Forty two years ago, when I was a scrawny teenager who weighed about 40 pounds less than I do now, I nervously walked the halls of my junior high school to quickly get from one place to another. Whether it was changing classes, standing in the cafeteria line, or meeting my band-playing friends in the band room after school, I always kept my eyes peeled for a dangerous brother-sister team.
The brother was big, strong, and although only a year older than me, he looked about 35 years old. Unlike the rest of us who were at least three years from using a shaver, this guy came to school each day clean-shaven but by 3:00pm he had a thick five o’clock shadow. There were football players and wrestlers slightly bigger than him, but absolutely none were tougher. I never once witnessed any of his purported fights, but they were legendary. You didn’t mess with the Big Guy. If by chance you came across him in the hallway, you looked down and walked away fast.
His sister was equally intimidating but for different reasons. She had a crush on me. Starting sometime in the eighth grade, I began to find love notes attached to my locker from her. It was hard enough getting through gym and algebra class let alone having to talk to girls. But now this very cute girl a year younger than me was writing notes, following me around the halls, and trailing me to my home after school. That she was as pretty as a picture only made it worse because I hadn’t quite developed a talent for speaking to girls yet. I recall that when I did, I would take a comb out of my back pocket and start combing my hair as I spoke. I needed somewhere to put my hands, and of all the choices that seemed to be the safest.
That she was the sister of Big Guy only made it worse. Legend had it– confirmed in later years– that he used to teach little sis how to fight down in their basement with a punching bag. I couldn’t imagine getting within two feet of him, and now I’m going to date the sister who could also pound me into oblivion? Just the thought of it back then sent me to my room and into the fetal position.
A couple of years later we all moved on to the much larger high school. Big Guy got even bigger, and his “fisticuffical” prowess became even more legendary. At one point he left our school for another, and I lost track of him. I eventually summoned up the courage to ask his sister out on a date. Although I remember being incredibly frightened when I pulled up to her home to pick her up, I luckily never saw him.
She and I one evening became each other’s first kiss. That becomes important in the later annals of my life.
Big Guy in fact barely knew of my existence. But It turned out that I had other problems. Starting in my senior year, I actually had two bullies who picked on me. They were bigger than me, they threatened me, and they used to vandalize my car. Somehow I managed to avoid getting beat up through a superior knowledge and usage of Peter Falk’s “Serpentine” maneuvers. Recently I found both of them on Facebook, and their now adult faces temporarily brought back the fears and anxieties of a former 17 year old boy. From the glimpses of their pictures and postings, it appears that they are living happy and full lives. In reading the comments on their pages, I still see a kind of bravado and swagger, albeit a harmless middle-aged one. To paraphrase the rabbi in Fiddler on the Roof, “May God bless the former bullies… and keep them far away from us.”

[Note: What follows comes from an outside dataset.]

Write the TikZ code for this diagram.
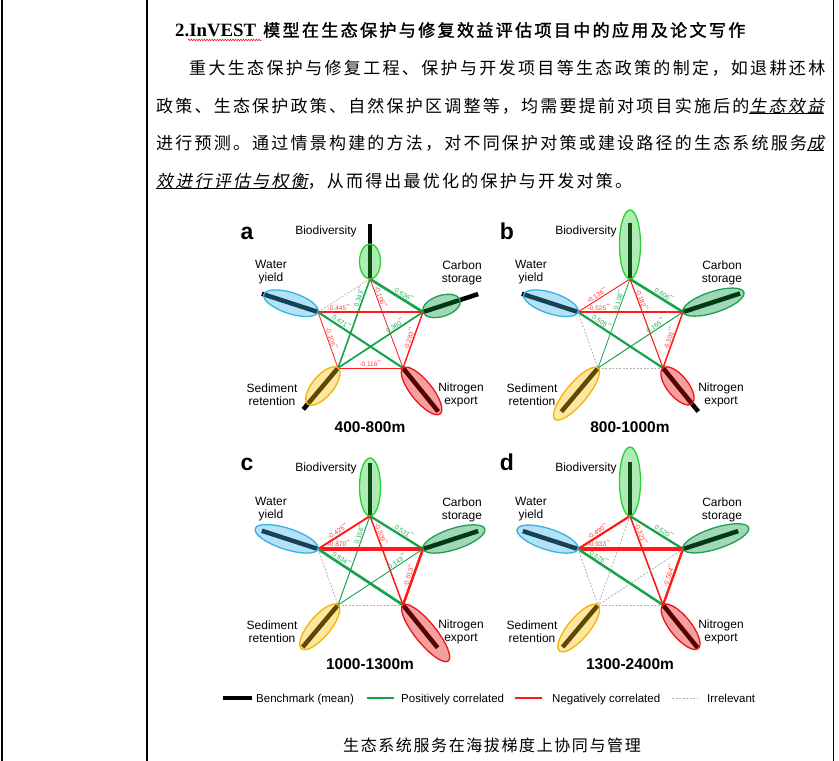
\documentclass[tikz,border=0pt]{standalone}
\usepackage{fontspec}
\setmainfont{Liberation Serif}
\setsansfont{Liberation Sans}
\newfontfamily\cjkhead{Noto Sans CJK SC}[LetterSpace=14,FakeBold=1.6]
\newfontfamily\cjkone{Noto Sans CJK SC}[LetterSpace=13.8]
\newfontfamily\cjktwo{Noto Sans CJK SC}[LetterSpace=13.0]
\newfontfamily\cjktwoit{Noto Sans CJK SC}[LetterSpace=13.0,FakeSlant=0.2]
\newfontfamily\cjkcap{Noto Sans CJK SC}[LetterSpace=10]
\usetikzlibrary{calc,shapes.geometric,decorations.pathmorphing}

\definecolor{posg}{RGB}{22,163,74}
\definecolor{negr}{RGB}{255,25,25}
\definecolor{irrg}{RGB}{178,178,178}
\definecolor{plabc}{RGB}{40,170,90}
\definecolor{nlabc}{RGB}{255,60,60}
\definecolor{bioE}{RGB}{40,210,50}
\definecolor{bioF}{RGB}{45,202,58}
\definecolor{watE}{RGB}{50,180,230}
\definecolor{watF}{RGB}{58,176,229}
\definecolor{carE}{RGB}{30,160,80}
\definecolor{carF}{RGB}{5,150,58}
\definecolor{sedE}{RGB}{245,180,0}
\definecolor{sedF}{RGB}{250,190,5}
\definecolor{nitE}{RGB}{240,20,20}
\definecolor{nitF}{RGB}{229,5,5}

\newcommand\myuline[1]{\setbox0=\hbox{#1}\rlap{\rule[-1.3pt]{\wd0}{0.9pt}}\box0}

\tikzset{
  posedge/.style={draw=posg, line width=#1},
  negedge/.style={draw=negr, line width=#1},
  irredge/.style={draw=irrg, line width=0.8pt, dash pattern=on 2pt off 1.5pt},
  plab/.style={font=\sffamily\fontsize{6.6}{6.6}\selectfont, text=plabc, sloped, above, inner sep=0.6pt},
  nlab/.style={font=\sffamily\fontsize{6.6}{6.6}\selectfont, text=nlabc, sloped, above, inner sep=0.6pt},
  barst/.style={draw=black, line width=4.5pt},
  ellst/.style={ellipse, minimum height=21pt, inner sep=0pt, line width=1.3pt, fill opacity=0.38},
  svclab/.style={font=\sffamily\fontsize{12}{13}\selectfont, align=center, inner sep=0pt},
  rangelab/.style={font=\sffamily\bfseries\fontsize{15.5}{16}\selectfont, inner sep=0pt},
  panlet/.style={font=\sffamily\bfseries\fontsize{23}{23}\selectfont, anchor=base, inner sep=0pt},
  legt/.style={font=\sffamily\fontsize{11.5}{12}\selectfont, anchor=base west, inner sep=0pt},
  tbl/.style={draw=black, line width=1.2pt},
  wavy/.style={draw=red, line width=0.5pt, decorate, decoration={snake, amplitude=0.8pt, segment length=2.6pt}},
}

\newcommand\esnode[7]{%
  \draw[barst] (#2) -- ++({-(#3)}:#5);
  \node[ellst, draw=#6, fill=#7, minimum width=#4pt, rotate=#3] (#1) at ($(#2)+({-(#3)}:{(#4)/2})$) {};}

\newcommand\panelbase[6]{%
\begin{scope}[shift={(#4,#5)}]
\coordinate (#1B) at (370,279);
\coordinate (#1W) at (318,312);
\coordinate (#1C) at (423,312);
\coordinate (#1S) at (338,368);
\coordinate (#1N) at (403,368);
\node[panlet] (#1let) at (247,#6) {#2};
\node[svclab] (#1Bl) at (326,231) {Biodiversity};
\node[svclab] (#1Wl) at (271,272.5) {Water\\yield};
\node[svclab] (#1Cl) at (462,272.5) {Carbon\\storage};
\node[svclab] (#1Sl) at (272,394.5) {Sediment\\retention};
\node[svclab] (#1Nl) at (461,394.5) {Nitrogen\\export};
\node[rangelab] (#1rng) at (370,427) {#3};
\end{scope}}

\begin{document}
\begin{tikzpicture}[x=1pt,y=-1pt]
\useasboundingbox (0,0) rectangle (839,761);

% table rules
\coordinate (t1a) at (2,-2); \coordinate (t1b) at (2,763);
\coordinate (t2a) at (147,-2); \coordinate (t2b) at (147,763);
\coordinate (t3a) at (833.5,-2); \coordinate (t3b) at (833.5,763);
\draw[tbl] (t1a) -- (t1b);
\draw[tbl] (t2a) -- (t2b);
\draw[tbl] (t3a) -- (t3b);

% heading
\node[anchor=base west, inner sep=0pt, font=\bfseries\fontsize{18.8}{19}\selectfont] (h1) at (175,36.5) {2.InVEST};
\node[anchor=base west, inner sep=0pt, font=\fontsize{17}{17}\selectfont] (h2) at (263,36.5) {\cjkhead 模型在生态保护与修复效益评估项目中的应用及论文写作};
\coordinate (wv1) at (188,40); \coordinate (wv2) at (262,40);
\draw[wavy] (wv1) -- (wv2);

% paragraph
\node[anchor=base west, inner sep=0pt, font=\fontsize{17}{17}\selectfont] (l1) at (189,74.8) {\cjkone 重大生态保护与修复工程、保护与开发项目等生态政策的制定，如退耕还林};
\node[anchor=base west, inner sep=0pt, font=\fontsize{17}{17}\selectfont] (l2) at (156,112.5) {\cjktwo 政策、生态保护政策、自然保护区调整等，均需要提前对项目实施后的\myuline{\cjktwoit 生态效益}};
\node[anchor=base west, inner sep=0pt, font=\fontsize{17}{17}\selectfont] (l3) at (156,149.8) {\cjktwo 进行预测。通过情景构建的方法，对不同保护对策或建设路径的生态系统服务\myuline{\cjktwoit 成}};
\node[anchor=base west, inner sep=0pt, font=\fontsize{17}{17}\selectfont] (l4) at (156,187.5) {\cjktwo\myuline{\cjktwoit 效进行评估与权衡}，从而得出最优化的保护与开发对策。};

% panels
\panelbase{a}{a}{400-800m}{0}{0}{239.5}
\panelbase{b}{b}{800-1000m}{260}{0}{239.5}
\panelbase{c}{c}{1000-1300m}{0}{237}{233}
\panelbase{d}{d}{1300-2400m}{260}{237}{233}

% panel a edges
\draw[irredge] (aB) -- (aW);
\draw[posedge=2.7pt] (aB) -- node[plab,pos=.6]{0.636\textsuperscript{**}} (aC);
\draw[posedge=1.6pt] (aB) -- node[plab,pos=.22]{0.343\textsuperscript{**}} (aS);
\draw[negedge=0.8pt] (aB) -- node[nlab,pos=.22]{-0.106\textsuperscript{**}} (aN);
\draw[negedge=2pt] (aW) -- node[nlab,pos=.2]{-0.445\textsuperscript{**}} (aC);
\draw[posedge=2.1pt] (aW) -- node[plab,pos=.25]{0.471\textsuperscript{**}} (aN);
\draw[negedge=0.8pt] (aW) -- node[nlab,pos=.5]{-0.106\textsuperscript{**}} (aS);
\draw[posedge=1.7pt] (aC) -- node[plab,pos=.3]{0.360\textsuperscript{**}} (aS);
\draw[negedge=1.4pt] (aC) -- node[nlab,pos=.5]{-0.283\textsuperscript{**}} (aN);
\draw[negedge=0.8pt] (aS) -- node[nlab,pos=.5]{-0.116\textsuperscript{**}} (aN);

% panel b edges
\draw[negedge=0.9pt] (bB) -- node[nlab,pos=.6]{-0.136\textsuperscript{**}} (bW);
\draw[posedge=2.6pt] (bB) -- node[plab,pos=.6]{0.606\textsuperscript{**}} (bC);
\draw[posedge=0.8pt] (bB) -- node[plab,pos=.25]{0.108\textsuperscript{**}} (bS);
\draw[negedge=1.1pt] (bB) -- node[nlab,pos=.25]{-0.182\textsuperscript{**}} (bN);
\draw[negedge=2.3pt] (bW) -- node[nlab,pos=.2]{-0.525\textsuperscript{**}} (bC);
\draw[posedge=2.2pt] (bW) -- node[plab,pos=.25]{0.505\textsuperscript{**}} (bN);
\draw[irredge] (bW) -- (bS);
\draw[posedge=1pt] (bC) -- node[plab,pos=.3]{0.165\textsuperscript{**}} (bS);
\draw[negedge=1.5pt] (bC) -- node[nlab,pos=.5]{-0.301\textsuperscript{**}} (bN);
\draw[irredge] (bS) -- (bN);

% panel c edges
\draw[negedge=1.9pt] (cB) -- node[nlab,pos=.58]{-0.425\textsuperscript{**}} (cW);
\draw[posedge=2.3pt] (cB) -- node[plab,pos=.6]{0.531\textsuperscript{**}} (cC);
\draw[posedge=1pt] (cB) -- node[plab,pos=.22]{0.156\textsuperscript{**}} (cS);
\draw[negedge=1.5pt] (cB) -- node[nlab,pos=.22]{-0.309\textsuperscript{**}} (cN);
\draw[negedge=3.5pt] (cW) -- node[nlab,pos=.2]{-0.870\textsuperscript{**}} (cC);
\draw[posedge=2.7pt] (cW) -- node[plab,pos=.25]{0.634\textsuperscript{**}} (cN);
\draw[irredge] (cW) -- (cS);
\draw[posedge=0.9pt] (cC) -- node[plab,pos=.28]{0.143\textsuperscript{**}} (cS);
\draw[negedge=2.6pt] (cC) -- node[nlab,pos=.5]{-0.613\textsuperscript{**}} (cN);
\draw[irredge] (cS) -- (cN);

% panel d edges
\draw[negedge=2.2pt] (dB) -- node[nlab,pos=.58]{-0.490\textsuperscript{**}} (dW);
\draw[posedge=2.3pt] (dB) -- node[plab,pos=.6]{0.520\textsuperscript{**}} (dC);
\draw[irredge] (dB) -- (dS);
\draw[negedge=1.6pt] (dB) -- node[nlab,pos=.22]{-0.321\textsuperscript{**}} (dN);
\draw[negedge=3.8pt] (dW) -- node[nlab,pos=.2]{-0.933\textsuperscript{**}} (dC);
\draw[posedge=2.5pt] (dW) -- node[plab,pos=.22]{0.576\textsuperscript{**}} (dN);
\draw[irredge] (dW) -- (dS);
\draw[irredge] (dC) -- (dS);
\draw[negedge=2.4pt] (dC) -- node[nlab,pos=.5]{-0.564\textsuperscript{**}} (dN);
\draw[irredge] (dS) -- (dN);

% bars and ellipses
\esnode{aBe}{aB}{90}{35}{55}{bioE}{bioF}
\esnode{aWe}{aW}{162}{57}{59}{watE}{watF}
\esnode{aCe}{aC}{18}{39}{58}{carE}{carF}
\esnode{aSe}{aS}{230}{47}{54}{sedE}{sedF}
\esnode{aNe}{aN}{-51}{59}{56}{nitE}{nitF}

\esnode{bBe}{bB}{90}{69}{56}{bioE}{bioF}
\esnode{bWe}{bW}{162}{57}{59}{watE}{watF}
\esnode{bCe}{bC}{18}{64}{60}{carE}{carF}
\esnode{bSe}{bS}{230}{67}{57}{sedE}{sedF}
\esnode{bNe}{bN}{-51}{46}{56}{nitE}{nitF}

\esnode{cBe}{cB}{90}{58}{53}{bioE}{bioF}
\esnode{cWe}{cW}{162}{66}{59}{watE}{watF}
\esnode{cCe}{cC}{18}{65}{58}{carE}{carF}
\esnode{cSe}{cS}{230}{57}{55}{sedE}{sedF}
\esnode{cNe}{cN}{-51}{72}{55}{nitE}{nitF}

\esnode{dBe}{dB}{90}{69}{54}{bioE}{bioF}
\esnode{dWe}{dW}{162}{64}{58}{watE}{watF}
\esnode{dCe}{dC}{18}{69}{58}{carE}{carF}
\esnode{dSe}{dS}{230}{60}{55}{sedE}{sedF}
\esnode{dNe}{dN}{-51}{56}{55}{nitE}{nitF}

% legend
\coordinate (lg1a) at (223,698); \coordinate (lg1b) at (252,698);
\coordinate (lg2a) at (367,698); \coordinate (lg2b) at (394,698);
\coordinate (lg3a) at (515,698); \coordinate (lg3b) at (542,698);
\coordinate (lg4a) at (672,698); \coordinate (lg4b) at (698,698);
\draw[barst] (lg1a) -- (lg1b);
\node[legt] (lg1t) at (256,702) {Benchmark (mean)};
\draw[posedge=2pt] (lg2a) -- (lg2b);
\node[legt] (lg2t) at (401,702) {Positively correlated};
\draw[negedge=2pt] (lg3a) -- (lg3b);
\node[legt] (lg3t) at (552,702) {Negatively correlated};
\draw[irredge] (lg4a) -- (lg4b);
\node[legt] (lg4t) at (707,702) {Irrelevant};

% caption
\node[inner sep=0pt, font=\fontsize{16}{16}\selectfont] (cap) at (492,745) {\cjkcap 生态系统服务在海拔梯度上协同与管理};
\end{tikzpicture}
\end{document}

After my first marriage was over, I was thrilled to hear from the pretty girl who left notes on my eighth grade locker. She grew up to be this incredibly gorgeous, sensitive, and extremely talented woman. We wrote e-mails, we spoke on the phone, we texted, and finally she came out to California to visit me. We got married in short order, and like all fairy tales that’s how the beautiful story ends.
Except there is the little matter of Big Guy, now my brother-in-law. Big Guy ended up moving out to California, got married to a wonderful woman, and raised a family with two two absolutely beautiful children. In addition to playing guitar in the occasional band, keeping a beautiful garden, and cooking all the meals for his family, he also drives a limo in and around L.A., taking fancy folk to their fancy award dinners. I know he’s probably got great stories, and someday I’m going to ply him with lots of beer and make him tell me all of them.
Big Guy loves his sister and couldn’t be happier that she reunited with her old school crush. In spite of his reputation back in school, he in fact was never was a bully. The reason I never truly had to fear him was because he treated everyone as he himself wanted to be treated. Those that challenged him in untoward ways paid a price. Not all tough guys are bullies, nor it seems are all bullies necessarily that tough.
Big Guy calls his sister on the phone regularly. Sometimes when she doesn’t answer, he’ll then call me. I try to always make sure to answer that call on the first ring. I don’t want to keep him waiting, you see.